Theory is capital knowledge. Just as a capital good is a good used to produce other goods, so theory is knowledge used to produce other knowledge. This is most evident with logic and epistemology, but is true of all theory. Theory is a body of principles, and a principle which guides your research is knowledge used to produce knowledge. Theory is a tool of discovery. 

Not all knowledge can be got at the same cost. You can learn that it's raining by glancing out the window. Theory is more costly. 

To formulate a theory which is fundamental to an entire field of study or to all of life; to integrate all the evidence; to eliminate errors and confusions one by one, when each change obliges you to re-think the entire subject; to process the theory into a form which can be quickly grasped and efficiently used—that is a work of decades.

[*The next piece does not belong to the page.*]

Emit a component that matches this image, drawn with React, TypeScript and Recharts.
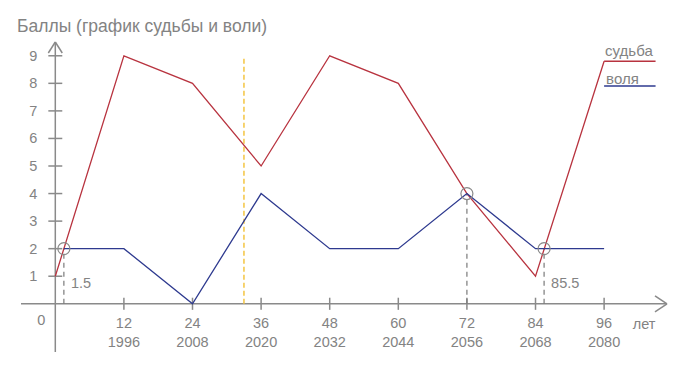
import { LineChart, Line, XAxis, YAxis, ReferenceLine, ReferenceDot } from 'recharts';

// судьба (fate)
const fateAges = [0, 12, 24, 36, 48, 60, 72, 84, 96];
const fateScores = [1, 9, 8, 5, 9, 8, 4, 1, 8.8];
// воля (will)
const willAges = [1.5, 12, 24, 36, 48, 60, 72, 84, 96];
const willScores = [2, 2, 0, 4, 2, 2, 4, 2, 2];

const ageTicks = [12, 24, 36, 48, 60, 72, 84, 96];
const yearTicks = ['1996', '2008', '2020', '2032', '2044', '2056', '2068', '2080'];
const scoreTicks = [1, 2, 3, 4, 5, 6, 7, 8, 9];

const crossAges = [1.5, 72, 85.5];
const crossScores = [2, 4, 2];
const crossLabels = ['1.5', '', '85.5'];

const markerAge = 33;
const markerTop = 9;

const legendNames = ['судьба', 'воля'];
const legendLevels = [8.8, 7.9];
const legendFrom = 96;
const legendTo = 105;

const X_DOMAIN: [number, number] = [-6, 107];
const Y_DOMAIN: [number, number] = [-1.75, 9.5];
const UNIT_AGE = 101;

const RED = '#b8333f';
const BLUE = '#2e3a8f';
const AXIS = '#8a8a8a';
const TEXT = '#838383';
const FONT = '"Liberation Sans", Arial, sans-serif';

const fateData = fateAges.map((a, i) => ({ age: a, score: fateScores[i] }));
const willData = willAges.map((a, i) => ({ age: a, score: willScores[i] }));

// tick half-lengths in data units
const TX = 1.22;
const TY = 0.22;

export default function App() {
    const xTickLabel = (i: number) => (props: any) => {
        const { x, y } = props.viewBox;
        return (
            <text x={x} textAnchor="middle" fill={TEXT} fontSize={14.5} fontFamily={FONT}>
                <tspan x={x} y={y + 24}>{ageTicks[i]}</tspan>
                <tspan x={x} y={y + 43}>{yearTicks[i]}</tspan>
            </text>
        );
    };

    const yTickLabel = (v: number) => (props: any) => {
        const { x, y } = props.viewBox;
        return (
            <text x={x - 18} y={y + 5} textAnchor="end" fill={TEXT} fontSize={14.5} fontFamily={FONT}>
                {v}
            </text>
        );
    };

    const plainLabel = (txt: string, dx: number, dy: number, size = 14.5) => (props: any) => {
        const { x, y } = props.viewBox;
        return (
            <text x={x + dx} y={y + dy} textAnchor="start" fill={TEXT} fontSize={size} fontFamily={FONT}>
                {txt}
            </text>
        );
    };

    return (
        <div style={{ position: 'absolute', left: 0, top: 0, width: 691, height: 379, background: '#fff' }}>
            <div
                style={{
                    position: 'absolute',
                    left: 17,
                    top: 16,
                    fontFamily: FONT,
                    fontSize: 17.5,
                    color: TEXT,
                    whiteSpace: 'nowrap',
                }}
            >
                Баллы (график судьбы и воли)
            </div>
            <LineChart
                width={691}
                height={379}
                margin={{ top: 42, right: 24, bottom: 27, left: 21 }}
                style={{ position: 'absolute', left: 0, top: 0 }}
            >
                <XAxis dataKey="age" type="number" domain={X_DOMAIN} hide allowDataOverflow />
                <YAxis dataKey="score" type="number" domain={Y_DOMAIN} hide allowDataOverflow />

                {/* axes */}
                <ReferenceLine segment={[{ x: X_DOMAIN[0], y: 0 }, { x: X_DOMAIN[1], y: 0 }]} stroke={AXIS} strokeWidth={1.5} />
                <ReferenceLine segment={[{ x: 0, y: Y_DOMAIN[0] }, { x: 0, y: Y_DOMAIN[1] }]} stroke={AXIS} strokeWidth={1.5} />
                {/* arrows */}
                <ReferenceLine segment={[{ x: X_DOMAIN[1] - 2.1, y: 0.29 }, { x: X_DOMAIN[1], y: 0 }]} stroke={AXIS} strokeWidth={1.5} />
                <ReferenceLine segment={[{ x: X_DOMAIN[1] - 2.1, y: -0.29 }, { x: X_DOMAIN[1], y: 0 }]} stroke={AXIS} strokeWidth={1.5} />
                <ReferenceLine segment={[{ x: -TX, y: Y_DOMAIN[1] - 0.4 }, { x: 0, y: Y_DOMAIN[1] }]} stroke={AXIS} strokeWidth={1.5} />
                <ReferenceLine segment={[{ x: TX, y: Y_DOMAIN[1] - 0.4 }, { x: 0, y: Y_DOMAIN[1] }]} stroke={AXIS} strokeWidth={1.5} />

                {/* x ticks */}
                {ageTicks.map((t) => (
                    <ReferenceLine key={`xt-${t}`} segment={[{ x: t, y: -TY }, { x: t, y: TY }]} stroke={AXIS} strokeWidth={1.5} />
                ))}
                {ageTicks.map((t, i) => (
                    <ReferenceDot key={`xl-${t}`} x={t} y={0} r={0} stroke="none" fill="none" label={xTickLabel(i)} />
                ))}
                {/* y ticks */}
                {scoreTicks.map((v) => (
                    <ReferenceLine key={`yt-${v}`} segment={[{ x: -TX, y: v }, { x: TX, y: v }]} stroke={AXIS} strokeWidth={1.5} />
                ))}
                {scoreTicks.map((v) => (
                    <ReferenceDot key={`yl-${v}`} x={0} y={v} r={0} stroke="none" fill="none" label={yTickLabel(v)} />
                ))}
                <ReferenceDot x={0} y={0} r={0} stroke="none" fill="none" label={plainLabel('0', -18, 21)} />
                <ReferenceDot x={UNIT_AGE} y={0} r={0} stroke="none" fill="none" label={plainLabel('лет', 0, 25)} />

                {/* marker */}
                <ReferenceLine
                    segment={[{ x: markerAge, y: 0 }, { x: markerAge, y: markerTop }]}
                    stroke="#f4c542"
                    strokeWidth={1.5}
                    strokeDasharray="5 3"
                />

                {/* crossing drop lines */}
                {crossAges.map((a, i) => (
                    <ReferenceLine
                        key={`drop-${a}`}
                        segment={[{ x: a, y: 0 }, { x: a, y: crossScores[i] }]}
                        stroke="#7a7a7a"
                        strokeWidth={1.2}
                        strokeDasharray="5 4"
                    />
                ))}
                {crossAges.map((a, i) =>
                    crossLabels[i] ? (
                        <ReferenceDot key={`cl-${a}`} x={a} y={0} r={0} stroke="none" fill="none" label={plainLabel(crossLabels[i], 7, -16)} />
                    ) : null
                )}

                <Line data={fateData} dataKey="score" stroke={RED} strokeWidth={1.3} dot={false} isAnimationActive={false} />
                <Line data={willData} dataKey="score" stroke={BLUE} strokeWidth={1.3} dot={false} isAnimationActive={false} />

                {/* legend */}
                <ReferenceLine segment={[{ x: legendFrom, y: legendLevels[0] }, { x: legendTo, y: legendLevels[0] }]} stroke={RED} strokeWidth={1.5} />
                <ReferenceLine segment={[{ x: legendFrom, y: legendLevels[1] }, { x: legendTo, y: legendLevels[1] }]} stroke={BLUE} strokeWidth={1.5} />
                <ReferenceDot x={legendFrom} y={legendLevels[0]} r={0} stroke="none" fill="none" label={plainLabel(legendNames[0], 1, -5, 15)} />
                <ReferenceDot x={legendFrom} y={legendLevels[1]} r={0} stroke="none" fill="none" label={plainLabel(legendNames[1], 2, -2, 15)} />

                {/* crossing circles */}
                {crossAges.map((a, i) => (
                    <ReferenceDot key={`c-${a}`} x={a} y={crossScores[i]} r={6} fill="none" stroke={AXIS} strokeWidth={1.2} />
                ))}
            </LineChart>
        </div>
    );
}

A fundamental theory is very costly to its creator—and therefore it is precious to him, for capital goods are booked at cost. It can never be so precious to those who learn it in a matter of hours or days, though it can be even more powerful. 

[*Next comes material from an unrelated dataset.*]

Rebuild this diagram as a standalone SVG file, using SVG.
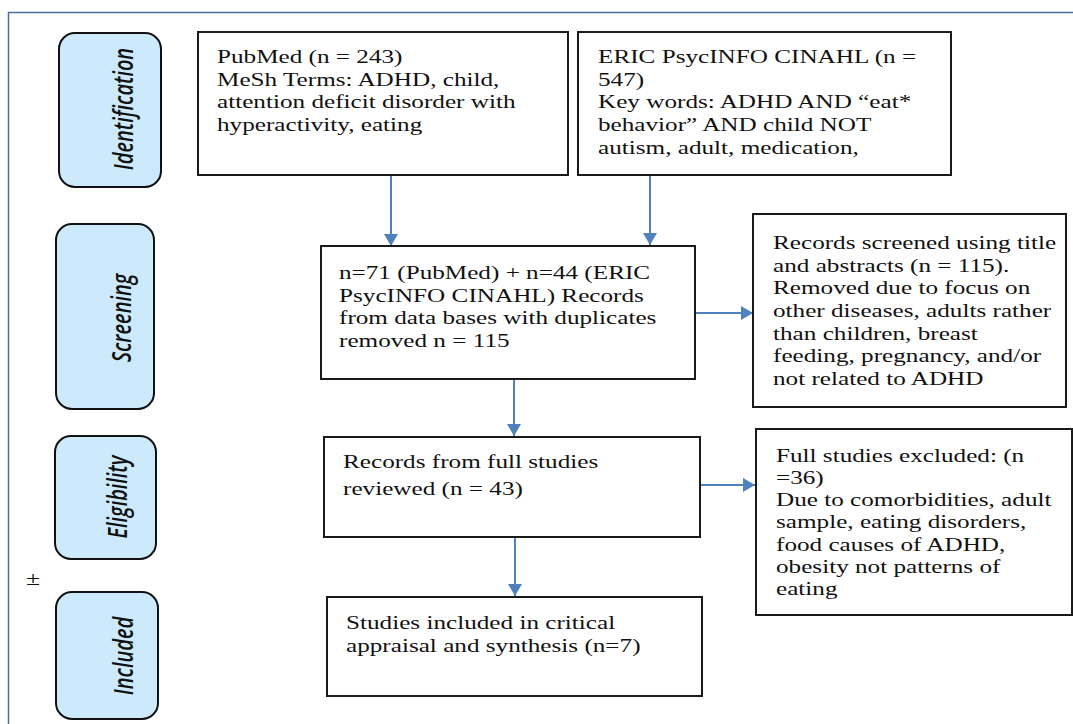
<svg xmlns="http://www.w3.org/2000/svg" width="1073" height="724" viewBox="0 0 1073 724">
<style>
.box{fill:#fff;stroke:#1a1a1a;stroke-width:2}
.pill{fill:#cdeafc;stroke:#111;stroke-width:2}
.t{font-family:"Liberation Serif","Times New Roman",serif;font-size:18px;fill:#111}
.pl{font-family:"Open Sans","Liberation Sans",sans-serif;font-style:italic;font-weight:600;font-size:20px;fill:#111;text-anchor:middle}
.con{stroke:#4f81bd;stroke-width:2;fill:none}
</style>
<defs>
<marker id="ah" viewBox="0 0 12 14" refX="12" refY="7" markerWidth="12" markerHeight="14" markerUnits="userSpaceOnUse" orient="auto">
<path d="M0,0 L12,7 L0,14 Z" fill="#4f81bd"/>
</marker>
</defs>
<rect width="1073" height="724" fill="#fff"/>
<g id="frame">
<path d="M8.5,724 V12.5 H1073" stroke="#4a70a8" stroke-width="1.5" fill="none"/>
</g>
<g id="connectors">
<line class="con" x1="391" y1="175" x2="391" y2="246" marker-end="url(#ah)"/>
<line class="con" x1="650" y1="175" x2="650" y2="245" marker-end="url(#ah)"/>
<line class="con" x1="514" y1="379" x2="514" y2="436" marker-end="url(#ah)"/>
<line class="con" x1="515" y1="537" x2="515" y2="596" marker-end="url(#ah)"/>
<line class="con" x1="695" y1="313" x2="753" y2="313" marker-end="url(#ah)"/>
<line class="con" x1="700" y1="485" x2="755" y2="485" marker-end="url(#ah)"/>
</g>
<g id="stage-identification">
<rect class="pill" x="59" y="33" width="102" height="154" rx="16"/>
<text class="pl" transform="translate(133,109) scale(1.35,1) rotate(-90)">Identification</text>
</g>
<g id="stage-screening">
<rect class="pill" x="56" y="224" width="98" height="185" rx="16"/>
<text class="pl" transform="translate(131,318) scale(1.35,1) rotate(-90)">Screening</text>
</g>
<g id="stage-eligibility">
<rect class="pill" x="55" y="436" width="101" height="123" rx="16"/>
<text class="pl" transform="translate(127,497) scale(1.35,1) rotate(-90)">Eligibility</text>
</g>
<g id="stage-included">
<rect class="pill" x="56" y="592" width="102" height="127" rx="16"/>
<text class="pl" transform="translate(133,656) scale(1.35,1) rotate(-90)">Included</text>
</g>
<g id="pm-symbol">
<text class="t" transform="translate(33,585) scale(1.43,1)" text-anchor="middle" font-size="19">±</text>
</g>
<g id="pubmed">
<rect class="box" x="198" y="32" width="370" height="143"/>
<text class="t" transform="translate(217,63) scale(1.4,1)"><tspan x="0" y="0">PubMed (n = 243)</tspan><tspan x="0" y="22.7">MeSh Terms: ADHD,  child,</tspan><tspan x="0" y="45.4">attention deficit disorder with</tspan><tspan x="0" y="68.1">hyperactivity, eating</tspan></text>
</g>
<g id="eric">
<rect class="box" x="578" y="32" width="373" height="143"/>
<text class="t" transform="translate(598,63) scale(1.4,1)"><tspan x="0" y="0">ERIC PsycINFO CINAHL  (n =</tspan><tspan x="0" y="22.7">547)</tspan><tspan x="0" y="45.4">Key words: ADHD AND “eat*</tspan><tspan x="0" y="68.1">behavior” AND child NOT</tspan><tspan x="0" y="90.8">autism, adult, medication,</tspan></text>
</g>
<g id="screening">
<rect class="box" x="321" y="246" width="374" height="133"/>
<text class="t" transform="translate(339,279) scale(1.4,1)"><tspan x="0" y="0">n=71 (PubMed) + n=44 (ERIC</tspan><tspan x="0" y="22.7">PsycINFO CINAHL)  Records</tspan><tspan x="0" y="45.4">from data bases with duplicates</tspan><tspan x="0" y="68.1">removed n = 115</tspan></text>
</g>
<g id="screen-excluded">
<rect class="box" x="753" y="214" width="313" height="193"/>
<text class="t" transform="translate(773,249) scale(1.4,1)"><tspan x="0" y="0">Records screened using title</tspan><tspan x="0" y="22.7">and abstracts (n = 115).</tspan><tspan x="0" y="45.4">Removed due to focus on</tspan><tspan x="0" y="68.1">other diseases, adults rather</tspan><tspan x="0" y="90.8">than children, breast</tspan><tspan x="0" y="113.5">feeding, pregnancy, and/or</tspan><tspan x="0" y="136.2">not related to ADHD</tspan></text>
</g>
<g id="eligibility">
<rect class="box" x="324" y="437" width="376" height="100"/>
<text class="t" transform="translate(343,468) scale(1.4,1)"><tspan x="0" y="0">Records from full studies</tspan><tspan x="0" y="27">reviewed (n = 43)</tspan></text>
</g>
<g id="full-excluded">
<rect class="box" x="756" y="429" width="316" height="186"/>
<text class="t" transform="translate(776,461.5) scale(1.4,1)"><tspan x="0" y="0">Full studies excluded: (n</tspan><tspan x="0" y="22.3">=36)</tspan><tspan x="0" y="44.6">Due to comorbidities, adult</tspan><tspan x="0" y="66.9">sample, eating disorders,</tspan><tspan x="0" y="89.2">food causes of ADHD,</tspan><tspan x="0" y="111.5">obesity not patterns of</tspan><tspan x="0" y="133.8">eating</tspan></text>
</g>
<g id="included">
<rect class="box" x="327" y="597" width="375" height="99"/>
<text class="t" transform="translate(346,629) scale(1.4,1)"><tspan x="0" y="0">Studies included in critical</tspan><tspan x="0" y="23">appraisal and synthesis (n=7)</tspan></text>
</g>
</svg>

Yet the difference between the theorist's decades and the learner's hours or days gives an estimate of the theorist's service to the learner, and may serve to estimate the gratitude we owe to those who create the theories by the power of which we live. 


Conclusion
 
Leisure is the time of your life. It is the coin which enters into your every action, and so is a measure of your every value. It is equally necessary as a measure to a primitive fisherman and to sophisticated moderns who live in a division of labor society. It is equally a measure of fish, and of our highest philosophical abstractions. The leisure theory of value destroys any dichotomy of man's values into irreconcilable divisions, such as material vs. spiritual, for it shows that all man's values are measurable by the same units: man's leisure.
"If, then, it seems to you that our investigation is in a satisfactory condition, there must remain for all of you the task of extending us your pardon for the shortcomings of the inquiry, and for the discoveries thereof your warm thanks." Aristotle, On Sophistical Refutations, 34.